とはいえ、もっと滞在したい、という一心でのカレッジなので、何を専攻するかが、さっぱり決まらない。仕方がないので一般事務的なものを習う、と言う曖昧な学科を選んだ。

当然、エクセルやワードを使う授業がある。

ずらりと並んだコンピューターの中から、各自一台選んで、先生の指導に従って、テキストを進めていく。

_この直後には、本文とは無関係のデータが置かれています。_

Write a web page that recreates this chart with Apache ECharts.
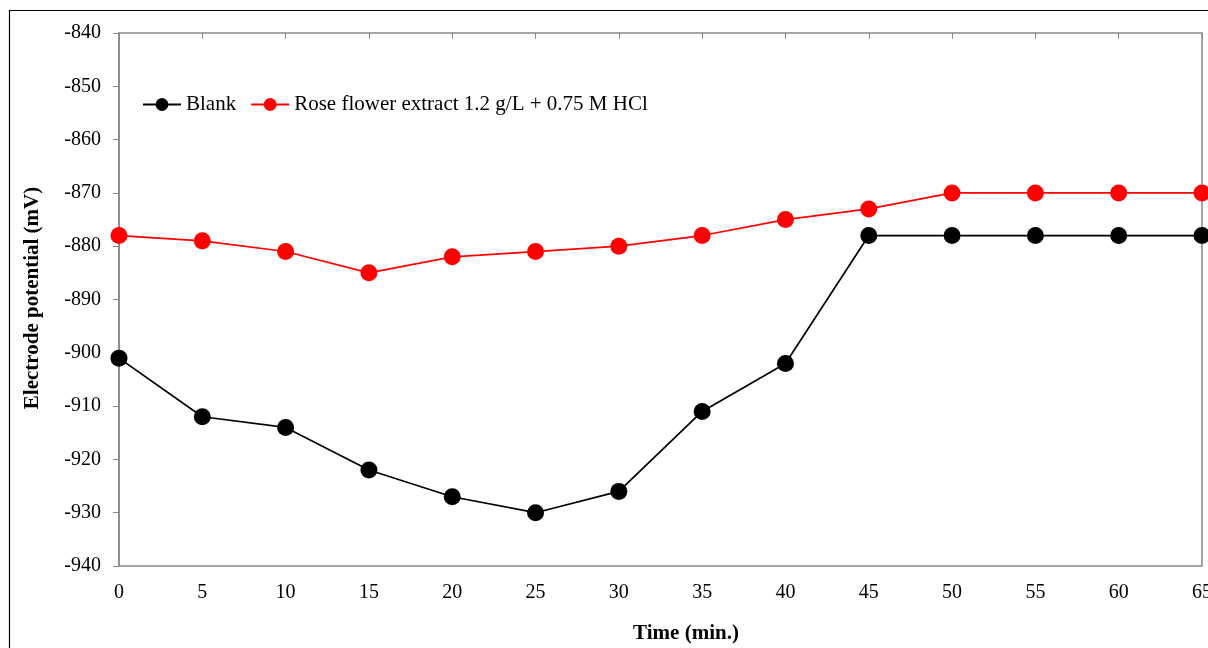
<!DOCTYPE html>
<html><head><meta charset="utf-8">
<script src="https://cdn.jsdelivr.net/npm/echarts@6/dist/echarts.min.js"></script>
<style>html,body{margin:0;padding:0;background:#fff}#c{width:1208px;height:648px}</style>
</head><body><div id="c"></div>
<script>
const times = [0, 5, 10, 15, 20, 25, 30, 35, 40, 45, 50, 55, 60, 65];
const blank = [-901, -912, -914, -922, -927, -930, -926, -911, -902, -878, -878, -878, -878, -878];
const rose = [-878, -879, -881, -885, -882, -881, -880, -878, -875, -873, -870, -870, -870, -870];
const seriesNames = ['Blank', 'Rose flower extract 1.2 g/L + 0.75 M HCl'];
const xTitle = 'Time (min.)';
const yTitle = 'Electrode potential (mV)';

const font = 'Liberation Serif, Times New Roman, serif';
const chart = echarts.init(document.getElementById('c'));
chart.setOption({
  animation: false,
  backgroundColor: '#fff',
  grid: { left: 119, top: 33, right: 6, bottom: 82, show: true, borderColor: '#888', borderWidth: 1.5, outerBoundsMode: 'none', containLabel: false },
  legend: {
    left: 137, top: 89, itemWidth: 38, itemHeight: 16, itemGap: 14,
    textStyle: { fontFamily: font, fontSize: 21, color: '#000' },
    data: seriesNames
  },
  xAxis: [{
    type: 'value', min: 0, max: 65, interval: 5, position: 'bottom',
    axisLine: { show: false }, axisTick: { show: false }, splitLine: { show: false },
    axisLabel: { fontFamily: font, fontSize: 20, color: '#000', margin: 17 }
  }, {
    type: 'value', min: 0, max: 65, interval: 5, position: 'top',
    axisLine: { show: false }, splitLine: { show: false },
    axisTick: { show: true, inside: true, length: 6, lineStyle: { color: '#888' } },
    axisLabel: { show: false }
  }],
  yAxis: {
    type: 'value', min: -940, max: -840, interval: 10,
    axisLine: { show: true, lineStyle: { color: '#888', width: 1.5 } },
    axisTick: { show: true, length: 6, lineStyle: { color: '#888' } },
    splitLine: { show: false },
    axisLabel: { fontFamily: font, fontSize: 20, color: '#000', margin: 18 }
  },
  graphic: [
    { type: 'rect', shape: { x: 9.5, y: 10.5, width: 1300, height: 700 }, style: { fill: 'none', stroke: '#000', lineWidth: 1.2 }, silent: true },
    { type: 'text', x: 686, y: 634, style: { text: xTitle, font: 'bold 21px ' + font, fill: '#000', textAlign: 'center', textVerticalAlign: 'middle' } },
    { type: 'text', x: 33, y: 298, rotation: Math.PI / 2, style: { text: yTitle, font: 'bold 21px ' + font, fill: '#000', textAlign: 'center', textVerticalAlign: 'middle' } }
  ],
  series: [{
    name: seriesNames[0], type: 'line', xAxisIndex: 0,
    data: times.map((t, i) => [t, blank[i]]),
    symbol: 'circle', symbolSize: 17,
    lineStyle: { color: '#000', width: 1.7 }, itemStyle: { color: '#000' }
  }, {
    name: seriesNames[1], type: 'line', xAxisIndex: 0,
    data: times.map((t, i) => [t, rose[i]]),
    symbol: 'circle', symbolSize: 17,
    lineStyle: { color: '#ff0000', width: 1.7 }, itemStyle: { color: '#ff0000' }
  }]
});
</script></body></html>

が、しかし、私が触るコンピューターが、ことごとく壊れるのだ。

ブルースクリーン。
先生を呼ぶ。
先生も直せず、席の移動を促される。
移動して、しばらくすると、またブルースクリーン。
そっとまた手を挙げる。
先生や隣近所の生徒からの冷たい視線。
……みたいな。

何かしらの電磁波が、私の手のひらから出ているとしか思えない。
自分ではどうすることもできないので、クラスに行くことすら億劫になった。

しかし、そこで、私は閃いた。

「自分で直せるようになったらいいのだ!」

そこから、急遽、コンピューター専攻に変更した。
根っからの文系のくせに。

思いつきで行動する性格、本当にどうにかした方がいいと思う。

とにかく、初めはコンピューターの一般教養的なもの、ハードウェア、ネットワーク、ソフトウェアとかの仕組みとかを教わる。

教科書はとにかく分厚いけれど、文学的な表現とか一切ないので、逆に理解しやすい。国語も英語も、読解力だけは良かったのが功を奏した。

問題は、ソフトウェアのクラス。こればっかりは、数学的なきっちり感が求められるので、元々ざっくりした性格の私のコーディングは、エラー量産で、本当にギリギリでクラスをパスした。

次の年には、コンピューター専攻の中でのコースを選ばなければならない。そこで、ソフトウェア系はもちろん却下として、不器用でハードウェアいじるのもイマイチだったので、消去法でネットワークを選んだ。

この選択は、その後、インターネットが加速的に発展していくので、その後の仕事にかなり役立った。

結局、2年をもってカレッジを卒業。

日本人留学生の中では、大学に編入する人が多かったけど、コンピューター専攻で大学に編入すると、私の苦手なコーディングから逃れることはできないし、時間も資金も足りないのでそこで終わりとした。

そこには、とある女性の教授が言った言葉も深く関わっている。

「あなたたちは、コンピューター専攻は、大卒じゃないと意味がない、みたいなことをよく聞くと思うけれど、そんなことはない。カレッジの卒業であっても、ここで得た知識を元に、立派にIT系の職についている人を私はたくさん知っている。だから、大学に行かないという選択を卑下しないで欲しい」

実際、アメリカの日本企業で一年インターンをした後、日本に帰国して、英語を使う環境でのITサポートの仕事は、わりと引っ張りだこだった。しかも外資系で英語を使い続ける環境でいられたし、何より、社内サポートやトラブルシューティングは、給料もらって謎解きしてるようで、基本的に楽しかった。

カレッジ時代、夢でうなされるほど、勉強したことは無駄じゃなかった。

留学生のビザを保持するためには、年間の最低単位数をクリアしないといけない。かといって、万が一のための予備のクラスで単位をとる余裕はない。

しかも、常に英語の壁が立ちはだかる。

今でも、覚えている。

コンピューターの仕組みについてのテストで、「次の中から、最もcumbersomeなものを選べ」とあった。

残念ながら当時の私は、この『cumbersome(扱いにくい)』という単語を知らなかった。combersomeの意味がわからないから、どれがcumbersomeなのか、わかるわけもない。

そして、真面目にcumbersomeの意味を捻り出そうとすると、なぜだかcucumber(キュウリ)が頭の中で踊り出す。

こういうことがまま、起こる。

どんなに勉強しても、知らない単語が出てきたら、一発で終わり。

だから、いつも綱渡り状態。

今、娘のカレッジの勉強の様子を見て、我ながらよく卒業できたよな、と思う。だから、今でも『カレッジ卒』を誇りに思っている。

近頃の日本の若者は外国に目を向けていない、とよく耳にするけど、海外生活、大変だけど、一度は経験してほしいなあ。